Mummies were discovered in 2001 in Scotland, but almost a decade passed before their gruesome secret was revealed.
These unusual Bronze Age mummies were actually assembled by body parts that came from many different people. To make matters worse, archaelogists suspect that the mummies were playing a central role in the Scottish society for three to five centuries before they were finally buried.
This practice is also reminiscent of the traditions of certain societies in other parts of the world where indigenous people retain the remains of their ancestors; often, they ask those remains for advice and guidance.
The four mummies were found in 2001 in the prehestoric Scottish village Cladh Hallan and constitute the oldest piece of evidence that deliberate mummification in the area of Britain occured. The first tests showed that these are the remains of a three month old baby, a young adult woman, a woman in her forties and a man.
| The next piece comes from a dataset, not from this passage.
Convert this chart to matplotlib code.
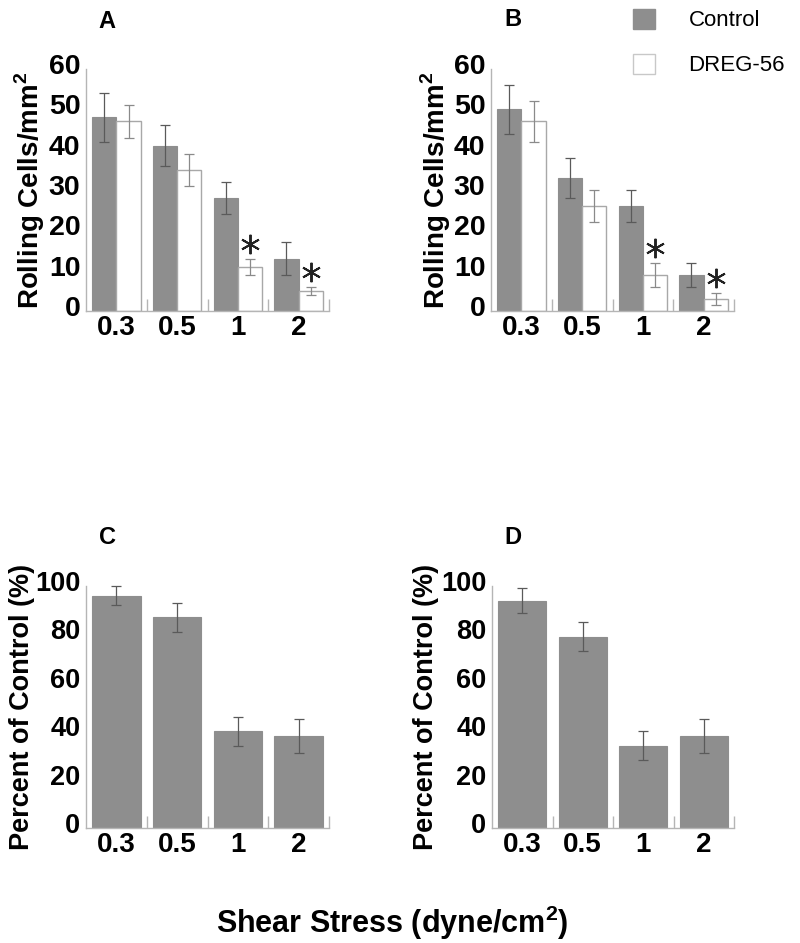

Tests conducted by the University of Manchester researchers revealed that one of the female mummies actually consists of body parts from three different people. Some parts, such as the skull, come from a man.
Carbon dating and isotope analysis suggest that the male mummy as well is a “puzzle”. According to the researchers, the mummies were probably assemblies of members of the same family. Their creators probably wanted to honor and keep with them their ancestors.
The interesting thing is that the site the mummies were found was 300-500 years older than the mummies. This indicates that the mummies were not buried immediately, but played an active role in society, as happens in other parts of the world.
Regarding the mummification method, it appears that the remains were submerged in acid swamps until the bacterial activity of decomposition stopped.